Robert Jenrick, Housing Secretary, said:
“As usual, Labour are setting unrealistic targets that would slow down house-building and put up house prices.
“Boris Johnson and the Conservatives are taking a practical, sensible approach to reducing emissions from homes. We are introducing a ‘future homes standard’ that will ensure new homes meet reductions in emissions by a third by 2020, and world-leading by 2025.”
Jeremy Corbyn, Leader of the Labour Party, said:
“If we don’t radically change course we face the threat of a hostile and dying planet. But Labour will turn that threat into an opportunity.
“We will tackle the climate crisis by putting wealth in the hands of the many not the few, with lower bills, more good jobs and better health.
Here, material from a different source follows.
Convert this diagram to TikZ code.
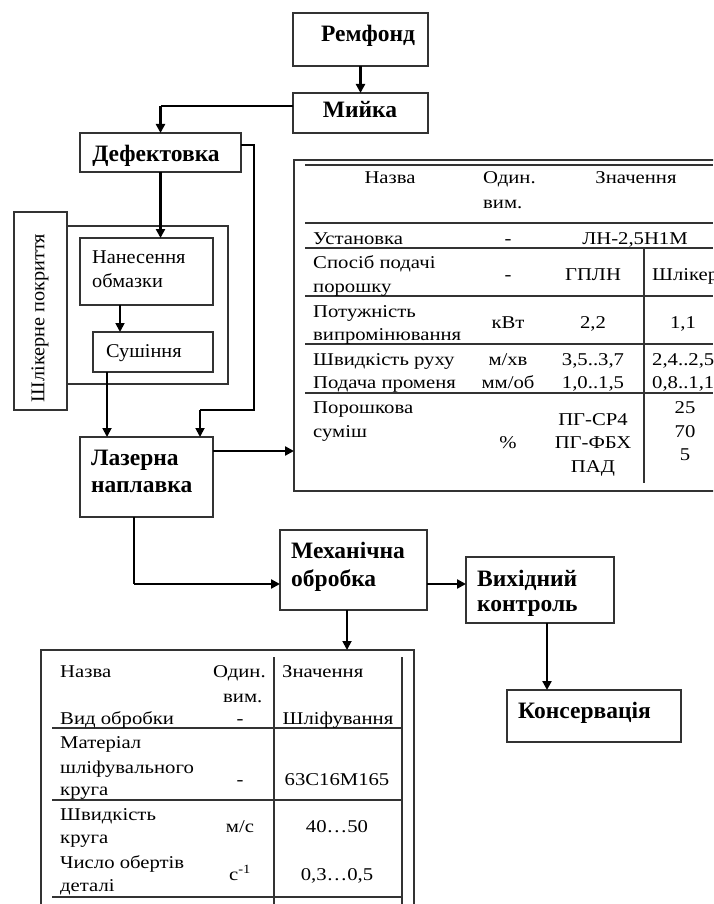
\documentclass[tikz,border=0pt]{standalone}
\usepackage{fontspec}
\setmainfont{Liberation Serif}
\newfontfamily\tabfont[FakeStretch=1.15]{Liberation Serif}
\newfontfamily\flowfont[FakeStretch=1.04]{Liberation Serif}
\usetikzlibrary{arrows.meta,calc}
\begin{document}
\begin{tikzpicture}[x=1pt,y=-1pt,
  frame/.style={draw=black!80,line width=1.2pt,inner sep=0pt,outer sep=0pt},
  rule/.style={draw=black!80,line width=1.1pt},
  thinln/.style={draw=black,line width=1.3pt},
  arr/.style={draw=black,line width=2.6pt,-{Triangle[length=9pt,width=9pt]}},
  marr/.style={draw=black,line width=1.8pt,-{Triangle[length=9pt,width=9pt]}},
  bt/.style={font=\fontsize{23.5}{27}\selectfont\bfseries,inner sep=0pt},
  rt/.style={font=\flowfont\fontsize{19.5}{23}\selectfont,inner sep=0pt},
  tt/.style={font=\tabfont\fontsize{18}{20}\selectfont,inner sep=0pt},
]
\useasboundingbox (0,0) rectangle (713,904);
\clip (0,0) rectangle (713,904);

% boxes
\node[frame,minimum width=135pt,minimum height=53pt,anchor=north west] (remfond) at (293,13) {};
\node[frame,minimum width=135pt,minimum height=40pt,anchor=north west] (myika) at (293,93) {};
\node[frame,minimum width=161pt,minimum height=39pt,anchor=north west] (defekt) at (80,133) {};
\node[frame,minimum width=161pt,minimum height=158pt,anchor=north west] (grp) at (67,226) {};
\node[frame,fill=white,minimum width=53pt,minimum height=198pt,anchor=north west] (shlik) at (14,212) {};
\node[frame,minimum width=133pt,minimum height=67pt,anchor=north west] (nanes) at (80,238) {};
\node[frame,minimum width=120pt,minimum height=40pt,anchor=north west] (sush) at (93,332) {};
\node[frame,minimum width=133pt,minimum height=80pt,anchor=north west] (lazer) at (80,437) {};
\node[frame,minimum width=460pt,minimum height=331pt,anchor=north west] (tab1) at (294,160) {};
\node[frame,minimum width=147pt,minimum height=80pt,anchor=north west] (mech) at (280,530) {};
\node[frame,minimum width=148pt,minimum height=66pt,anchor=north west] (vykh) at (466,557) {};
\node[frame,minimum width=174pt,minimum height=52pt,anchor=north west] (kons) at (507,690) {};
\node[frame,minimum width=373pt,minimum height=290pt,anchor=north west] (tab2) at (41,650) {};

% box texts
\node[bt,anchor=base] (t1) at (368,42) {Ремфонд};
\node[bt,anchor=base] (t2) at (360,118) {Мийка};
\node[bt,anchor=base] (t3) at (156,162) {Дефектовка};
\node[rt,anchor=base west] (t4) at (92,263) {Нанесення};
\node[rt,anchor=base west] (t5) at (92,287) {обмазки};
\node[rt,anchor=base west] (t6) at (106,357) {Сушіння};
\node[rt,rotate=90] (t7) at (40,318) {Шлікерне покриття};
\node[bt,anchor=base west] (t8) at (91,465) {Лазерна};
\node[bt,anchor=base west] (t9) at (91,492) {наплавка};
\node[bt,anchor=base west] (t10) at (291,558) {Механічна};
\node[bt,anchor=base west] (t11) at (291,586) {обробка};
\node[bt,anchor=base west] (t12) at (477,586) {Вихідний};
\node[bt,anchor=base west] (t13) at (477,611) {контроль};
\node[bt,anchor=base west] (t14) at (518,718) {Консервація};

% connectors
\draw[arr] (remfond.south) -- (myika.north);
\coordinate (c0) at ([yshift=7pt]myika.west);
\draw[thinln] (c0) -- (c0 -| defekt.north);
\draw[arr] (c0 -| defekt.north) -- (defekt.north);
\draw[arr] (defekt.south) -- (defekt.south |- nanes.north);
\coordinate (c2) at ([xshift=40pt]nanes.south west);
\draw[marr] (c2) -- (c2 |- sush.north);
\coordinate (c3) at ([xshift=14pt]sush.south west);
\draw[marr] (c3) -- (c3 |- lazer.north);
\coordinate (c4) at ([yshift=7.5pt]defekt.east);
\coordinate (c5) at ([xshift=-13pt]lazer.north east);
\coordinate (c6) at ([yshift=27pt]c5);
\draw[thinln] (c4) -- ++(13,0) |- (c6);
\draw[marr] (c6) -- (c5);
\coordinate (c7) at ([yshift=26pt]lazer.east);
\draw[arr] (c7) -- (c7 -| tab1.west);
\coordinate (c8) at ([xshift=54pt]lazer.south west);
\coordinate (c9) at ([yshift=-14pt]mech.west);
\draw[thinln] (c8) -- (c8 |- c9);
\draw[arr] (c8 |- c9) -- (c9);
\coordinate (c10) at ([yshift=-14pt]mech.east);
\draw[arr] (c10) -- (c10 -| vykh.west);
\coordinate (c11) at ([xshift=-6.5pt]mech.south);
\draw[marr] (c11) -- (c11 |- tab2.north);
\coordinate (c12) at ([xshift=7pt]vykh.south);
\draw[arr] (c12) -- (c12 |- kons.north);

% table 1 rules
\foreach \yy in {165,223,248,296,344,393}
  \draw[rule] (305,\yy) -- (713,\yy);
\draw[rule] (644,248) -- (644,483);

% table 1 texts
\begin{scope}[every node/.style={tt}]
\node[anchor=base] at (390,184) {Назва};
\node[anchor=base west] at (483,184) {Один.};
\node[anchor=base west] at (483,208) {вим.};
\node[anchor=base] at (636,184) {Значення};
\node[anchor=base west] at (313,244) {Установка};
\node[anchor=base] at (508,244) {-};
\node[anchor=base] at (635,244) {ЛН-2,5Н1М};
\node[anchor=base west] at (313,268) {Спосіб подачі};
\node[anchor=base west] at (313,292) {порошку};
\node[anchor=base] at (508,280) {-};
\node[anchor=base] at (593,280) {ГПЛН};
\node[anchor=base west] at (652,280) {Шлікер};
\node[anchor=base west] at (313,317) {Потужність};
\node[anchor=base west] at (313,340) {випромінювання};
\node[anchor=base] at (508,328) {кВт};
\node[anchor=base] at (593,328) {2,2};
\node[anchor=base] at (683,328) {1,1};
\node[anchor=base west] at (313,365) {Швидкість руху};
\node[anchor=base] at (508,365) {м/хв};
\node[anchor=base] at (593,365) {3,5..3,7};
\node[anchor=base west] at (652,365) {2,4..2,5};
\node[anchor=base west] at (313,388) {Подача променя};
\node[anchor=base] at (508,388) {мм/об};
\node[anchor=base] at (593,388) {1,0..1,5};
\node[anchor=base west] at (652,388) {0,8..1,1};
\node[anchor=base west] at (313,413) {Порошкова};
\node[anchor=base west] at (313,437) {суміш};
\node[anchor=base] at (508,448) {\%};
\node[anchor=base] at (593,425) {ПГ-СР4};
\node[anchor=base] at (593,448) {ПГ-ФБХ};
\node[anchor=base] at (593,472) {ПАД};
\node[anchor=base] at (685,413) {25};
\node[anchor=base] at (685,437) {70};
\node[anchor=base] at (685,460) {5};
\end{scope}

% table 2 rules
\foreach \yy in {728,800,897}
  \draw[rule] (52,\yy) -- (402,\yy);
\draw[rule] (274,657) -- (274,904);
\draw[rule] (402,657) -- (402,904);

% table 2 texts
\begin{scope}[every node/.style={tt}]
\node[anchor=base west] at (60,677) {Назва};
\node[anchor=base west] at (213,677) {Один.};
\node[anchor=base west] at (223,702) {вим.};
\node[anchor=base west] at (282,677) {Значення};
\node[anchor=base west] at (60,724) {Вид обробки};
\node[anchor=base] at (240,724) {-};
\node[anchor=base] at (338,724) {Шліфування};
\node[anchor=base west] at (60,748) {Матеріал};
\node[anchor=base west] at (60,773) {шліфувального};
\node[anchor=base west] at (60,795) {круга};
\node[anchor=base] at (240,785) {-};
\node[anchor=base] at (337,785) {63С16М165};
\node[anchor=base west] at (60,820) {Швидкість};
\node[anchor=base west] at (60,843) {круга};
\node[anchor=base] at (240,832) {м/с};
\node[anchor=base] at (337,832) {40…50};
\node[anchor=base west] at (60,868) {Число обертів};
\node[anchor=base west] at (60,891) {деталі};
\node[anchor=base] at (240,880) {с\textsuperscript{-1}};
\node[anchor=base] at (337,880) {0,3…0,5};
\end{scope}
\end{tikzpicture}
\end{document}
“By investing on a massive scale, we will usher in a Green Industrial Revolution with good, clean jobs that will transform towns, cities and communities that have been held back and neglected for decades.
“At this election, the choice is clear – we can either take action to protect future generations, or allow the Tories to help fuel our planet’s destruction.”
Will improving existing housing stock have a positive impact on the housing market? Will implementing ‘zero carbon’ new builds drastically slow down UK construction?